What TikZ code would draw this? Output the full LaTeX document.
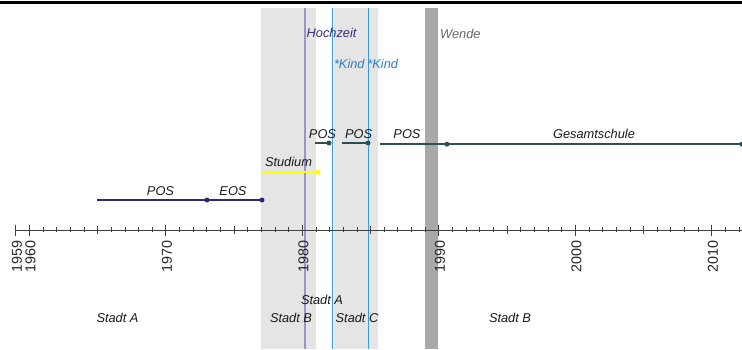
\documentclass[tikz,border=0pt]{standalone}
\usepackage{fontspec}
\setmainfont{Liberation Sans}
\usetikzlibrary{calc}

\definecolor{navybar}{RGB}{42,42,122}
\definecolor{tealbar}{RGB}{47,80,80}
\definecolor{studbar}{RGB}{255,255,0}
\definecolor{bandgray}{RGB}{229,229,229}
\definecolor{wendegray}{RGB}{168,168,168}
\definecolor{weddingline}{RGB}{154,148,200}
\definecolor{childline}{RGB}{58,154,217}
\definecolor{weddingtext}{RGB}{48,48,120}
\definecolor{childtext}{RGB}{40,128,200}

% x position (in pt) of a point in time
\pgfmathdeclarefunction{yr}{1}{\pgfmathparse{29.3+(#1-1960)*13.648}}

\tikzset{
  lbl/.style={font=\fontsize{12.8}{14}\selectfont\itshape, inner sep=0pt, text=black!90},
  yearlbl/.style={font=\fontsize{14.3}{14}\selectfont, inner sep=0pt, rotate=90, anchor=east, text=black!85},
  bar/.style={line width=2.2pt},
  dot/.style={circle, fill, inner sep=0pt, minimum size=5pt},
  tick/.style={line width=0.6pt, black!75},
}

\begin{document}
\begin{tikzpicture}[x=1pt,y=-1pt]
\useasboundingbox (0,0) rectangle (742,349);

% periods in the background
\fill[bandgray] ({yr(1977)},8) rectangle ({yr(1981)},349);
\fill[bandgray] ({yr(1982.3)},8) rectangle ({yr(1985.53)},349);
\fill[wendegray] ({yr(1989)},8) rectangle ({yr(1989.95)},349);

% events
\draw[weddingline, line width=2pt] ({yr(1980.18)},8) -- ({yr(1980.18)},349);
\draw[childline, line width=1pt] ({yr(1982.2)},8) -- ({yr(1982.2)},349);
\draw[childline, line width=1pt] ({yr(1984.84)},8) -- ({yr(1984.84)},349);

\node[lbl, text=weddingtext, anchor=west] (hochzeit) at (306.5,33) {Hochzeit};
\node[lbl, text=childtext, anchor=west] (kind1) at (333.8,63.5) {*Kind};
\node[lbl, text=childtext, anchor=west] (kind2) at (367.2,63.5) {*Kind};
\node[lbl, text=black!60, anchor=west] (wende) at (440,34) {Wende};

% top rule
\draw[line width=2.6pt] (0,2.6) -- (742,2.6);

% time axis
\coordinate (axstart) at ({yr(1959)},229.8);
\coordinate (axend) at (742,229.8);
\draw[tick] (axstart) -- (axend);
\foreach \y in {1959,...,2012}{
  \pgfmathtruncatemacro{\m}{mod(\y,10)}
  \pgfmathtruncatemacro{\f}{mod(\y,5)}
  \ifnum\m=0
    \draw[tick] ({yr(\y)},224.5) -- ({yr(\y)},235.5);
  \else\ifnum\y=1959
    \draw[tick] ({yr(\y)},224.5) -- ({yr(\y)},235.5);
  \else\ifnum\f=0
    \draw[tick] ({yr(\y)},225.5) -- ({yr(\y)},234);
  \else
    \draw[tick] ({yr(\y)},227.3) -- ({yr(\y)},232.3);
  \fi\fi\fi
}
\foreach \y in {1959,1960,1970,1980,1990,2000,2010}{
  \node[yearlbl] (y\y) at ({yr(\y)+1.2},240.5) {\y};
}

% school and study
\coordinate (pos1a) at ({yr(1964.96)},200);
\coordinate (pos1b) at ({yr(1973.02)},200);
\coordinate (eosb) at ({yr(1977.05)},200);
\draw[bar, navybar] (pos1a) -- (pos1b) -- (eosb);
\node[dot, navybar] (m1) at (pos1b) {};
\node[dot, navybar] (m2) at (eosb) {};
\node[lbl] (lpos1) at (160.5,191) {POS};
\node[lbl] (leos) at (233,191) {EOS};

\coordinate (studa) at ({yr(1977.05)},172.3);
\coordinate (studb) at ({yr(1981.15)},172.3);
\draw[bar, studbar] (studa) -- (studb);
\node[dot, studbar] (m3) at (studb) {};
\node[lbl] (lstud) at (288.5,161.5) {Studium};

\coordinate (pos2a) at ({yr(1980.93)},143);
\coordinate (pos2b) at ({yr(1981.96)},143);
\draw[bar, tealbar] (pos2a) -- (pos2b);
\node[dot, tealbar] (m4) at (pos2b) {};
\node[lbl] (lpos2) at (322.5,134) {POS};

\coordinate (pos3a) at ({yr(1982.91)},143);
\coordinate (pos3b) at ({yr(1984.82)},143);
\draw[bar, tealbar] (pos3a) -- (pos3b);
\node[dot, tealbar] (m5) at (pos3b) {};
\node[lbl] (lpos3) at (358.7,134) {POS};

\coordinate (pos4a) at ({yr(1985.7)},144.2);
\coordinate (pos4b) at ({yr(1990.6)},144.2);
\coordinate (gesb) at (742,144.2);
\draw[bar, tealbar] (pos4a) -- (pos4b) -- (gesb);
\node[dot, tealbar] (m6) at (pos4b) {};
\node[dot, tealbar] (m7) at (gesb) {};
\node[lbl] (lpos4) at (407,134) {POS};
\node[lbl] (lges) at (594,134) {Gesamtschule};

% places of residence
\node[lbl] (sa1) at (117.5,318) {Stadt A};
\node[lbl] (sb1) at (291,318) {Stadt B};
\node[lbl] (sa2) at (322,300) {Stadt A};
\node[lbl] (sc) at (357,318) {Stadt C};
\node[lbl] (sb2) at (510,318) {Stadt B};
\end{tikzpicture}
\end{document}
───
DIRECTIVE:
Your task is to return the lines above, from the first one up to and including the line containing "text=black!60, anchor=west] (wende)", minus any pictures.

WRITTEN REPLY:
What TikZ code would draw this? Output the full LaTeX document.
\documentclass[tikz,border=0pt]{standalone}
\usepackage{fontspec}
\setmainfont{Liberation Sans}
\usetikzlibrary{calc}

\definecolor{navybar}{RGB}{42,42,122}
\definecolor{tealbar}{RGB}{47,80,80}
\definecolor{studbar}{RGB}{255,255,0}
\definecolor{bandgray}{RGB}{229,229,229}
\definecolor{wendegray}{RGB}{168,168,168}
\definecolor{weddingline}{RGB}{154,148,200}
\definecolor{childline}{RGB}{58,154,217}
\definecolor{weddingtext}{RGB}{48,48,120}
\definecolor{childtext}{RGB}{40,128,200}

% x position (in pt) of a point in time
\pgfmathdeclarefunction{yr}{1}{\pgfmathparse{29.3+(#1-1960)*13.648}}

\tikzset{
  lbl/.style={font=\fontsize{12.8}{14}\selectfont\itshape, inner sep=0pt, text=black!90},
  yearlbl/.style={font=\fontsize{14.3}{14}\selectfont, inner sep=0pt, rotate=90, anchor=east, text=black!85},
  bar/.style={line width=2.2pt},
  dot/.style={circle, fill, inner sep=0pt, minimum size=5pt},
  tick/.style={line width=0.6pt, black!75},
}

\begin{document}
\begin{tikzpicture}[x=1pt,y=-1pt]
\useasboundingbox (0,0) rectangle (742,349);

% periods in the background
\fill[bandgray] ({yr(1977)},8) rectangle ({yr(1981)},349);
\fill[bandgray] ({yr(1982.3)},8) rectangle ({yr(1985.53)},349);
\fill[wendegray] ({yr(1989)},8) rectangle ({yr(1989.95)},349);

% events
\draw[weddingline, line width=2pt] ({yr(1980.18)},8) -- ({yr(1980.18)},349);
\draw[childline, line width=1pt] ({yr(1982.2)},8) -- ({yr(1982.2)},349);
\draw[childline, line width=1pt] ({yr(1984.84)},8) -- ({yr(1984.84)},349);

\node[lbl, text=weddingtext, anchor=west] (hochzeit) at (306.5,33) {Hochzeit};
\node[lbl, text=childtext, anchor=west] (kind1) at (333.8,63.5) {*Kind};
\node[lbl, text=childtext, anchor=west] (kind2) at (367.2,63.5) {*Kind};
\node[lbl, text=black!60, anchor=west] (wende) at (440,34) {Wende};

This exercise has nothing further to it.